City Manager of Lowell, Massachusetts
- In office 1995–2000
- Preceded by: Richard Johnson
- Succeeded by: John F. Cox

76th Mayor of Lowell, Massachusetts
- In office 1984–1985
- Preceded by: M. Brendan Fleming
- Succeeded by: Robert B. Kennedy

Personal details
- Occupation: Political figure Educator

= Brian J. Martin =

American politician

Brian J. Martin is an American education and political figure who served as Headmaster of Lowell High School in Lowell, Massachusetts from 2013 to 2017. He previously served as Lowell's Mayor and City Manager.

==Early life==
Martin attended Lowell High School, where he was a star baseball player. He attended the University of Massachusetts Amherst and was a member of the UMass Minutemen baseball team. After graduating, Martin worked as a gym teacher, coach, and administrator at Greater Lowell Technical High School.

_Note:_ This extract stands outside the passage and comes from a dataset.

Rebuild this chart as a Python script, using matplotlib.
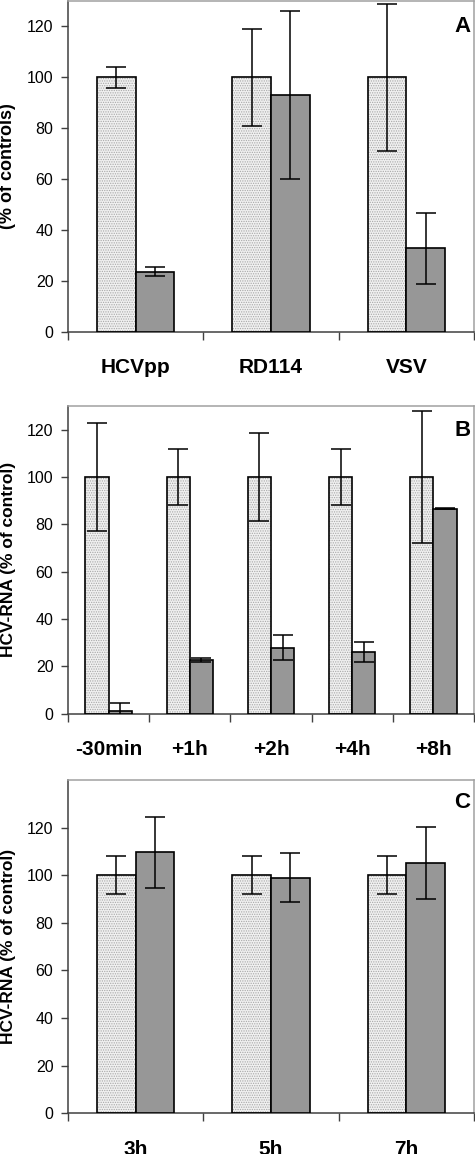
import matplotlib
matplotlib.use("Agg")
import matplotlib.pyplot as plt
import numpy as np

plt.rcParams['font.family'] = ['Liberation Sans', 'DejaVu Sans']
plt.rcParams['hatch.linewidth'] = 0.6

# Panel A
cats_a = ["HCVpp", "RD114", "VSV"]
ctrl_a = [100, 100, 100]
ctrl_a_err = [4, 19, 29]
trt_a = [23.7, 93, 32.8]
trt_a_err = [1.9, 33, 14]

# Panel B
cats_b = ["-30min", "+1h", "+2h", "+4h", "+8h"]
ctrl_b = [100, 100, 100, 100, 100]
ctrl_b_err = [22.7, 12, 18.6, 11.7, 28]
trt_b = [1.2, 22.7, 27.9, 26.1, 86.5]
trt_b_err = [3.3, 0.7, 5.4, 4.3, 0.2]

# Panel C
cats_c = ["3h", "5h", "7h"]
ctrl_c = [100, 100, 100]
ctrl_c_err = [8, 8, 8]
trt_c = [109.6, 99, 105.1]
trt_c_err = [15, 10.2, 15]

W, H = 475, 1154
fig = plt.figure(figsize=(W / 100, H / 100), dpi=100)

def rect(top, bottom, left=68, right=474):
    return [left / W, 1 - bottom / H, (right - left) / W, (bottom - top) / H]

panels = [
    (rect(1, 332), cats_a, ctrl_a, ctrl_a_err, trt_a, trt_a_err, 130, "(% of controls)", "A", 26),
    (rect(406, 713.7), cats_b, ctrl_b, ctrl_b_err, trt_b, trt_b_err, 130, "HCV-RNA (% of control)", "B", 430),
    (rect(780, 1113.3), cats_c, ctrl_c, ctrl_c_err, trt_c, trt_c_err, 140, "HCV-RNA (% of control)", "C", 802),
]

bw = 0.285
for pos, cats, c, ce, t, te, ymax, ylab, letter, ly in panels:
    ax = fig.add_axes(pos)
    x = np.arange(len(cats))
    # light dotted bars
    ax.bar(x - bw / 2, c, bw, facecolor='#f0f0f0', edgecolor='#a8a8a8',
           linewidth=0, hatch='.......', zorder=2)
    ax.bar(x - bw / 2, c, bw, fill=False, edgecolor='black', linewidth=1.2, zorder=3)
    ax.bar(x + bw / 2, t, bw, facecolor='#979797', edgecolor='black', linewidth=1.2, zorder=3)
    ax.errorbar(x - bw / 2, c, yerr=ce, fmt='none', ecolor='black', elinewidth=1.1,
                capsize=7.5, capthick=1.1, zorder=4, clip_on=True)
    ax.errorbar(x + bw / 2, t, yerr=te, fmt='none', ecolor='black', elinewidth=1.1,
                capsize=7.5, capthick=1.1, zorder=4, clip_on=True)
    ax.set_xlim(-0.5, len(cats) - 0.5)
    ax.set_ylim(0, ymax)
    ax.set_yticks(np.arange(0, 121, 20))
    ax.set_xticks(x)
    ax.set_xticklabels(cats, fontsize=15, fontweight='bold')
    ax.set_xticks(np.arange(-0.5, len(cats), 1.0), minor=True)
    ax.tick_params(axis='x', which='major', length=0, pad=19)
    ax.tick_params(axis='x', which='minor', length=6, width=1, color='#404040', direction='out')
    ax.tick_params(axis='y', which='major', length=5, width=1, color='#404040', direction='out',
                   labelsize=11.5, pad=5.5)
    for s in ['left', 'bottom']:
        ax.spines[s].set_color('#404040')
        ax.spines[s].set_linewidth(1.1)
    for s in ['top', 'right']:
        ax.spines[s].set_color('#a0a0a0')
        ax.spines[s].set_linewidth(1.1)
    ax.set_ylabel(ylab, fontsize=13 if letter == 'A' else 12.5, fontweight='bold')
    ax.yaxis.set_label_coords(-0.128, 0.5)
    top_px = (1 - pos[1] - pos[3]) * H
    ax.text(0.971, 1 - (ly - top_px) / (pos[3] * H), letter,
            transform=ax.transAxes, ha='center', va='center', fontsize=16, fontweight='bold')

fig.savefig("out.png", dpi=100)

==City councilor and mayor==
In 1981, Martin was elected to the Lowell City Council. In 1983 he was chosen by his fellow councilors to serve as Mayor of Lowell, a strictly ceremonial role as the city is administered by a professional city manager. At the age of 33, he was the youngest mayor in the city's history.

==City manager==
Martin remained on the city council until 1988, when he stepped down to become assistant city manager of Lowell. He was a contender for the city manager's job in 1991 when James Campbell stepped down, but Taunton Mayor Richard Johnson was chosen instead. He remained assistant city manager under Johnson and in 1995 succeeded him as city manager. In 1999, the city of Lowell paid $70,000 to settle a lawsuit brought by a security company that had been passed over for a contract in favor of a firm owned by two friends of Martin. The State Ethics Commission investigated and fined Martin $1,750 for violating the state's conflict of interest law. In 2000, Martin left the city manager's post to work in the private sector.

==Later career==
In 2003, Martin was named interim president and general manager of the Lowell Lock Monsters of the American Hockey League. At the end of the 2004-05 AHL season, he left the Lock Monsters to become athletic director at Lowell High School. In November 2007 he left LHS to work for Congresswoman Niki Tsongas. He worked in her Lowell office as district director and Senior Advisor on Economic Development. In 2013 Martin was named Headmaster of Lowell High School, a position which he held until 2017.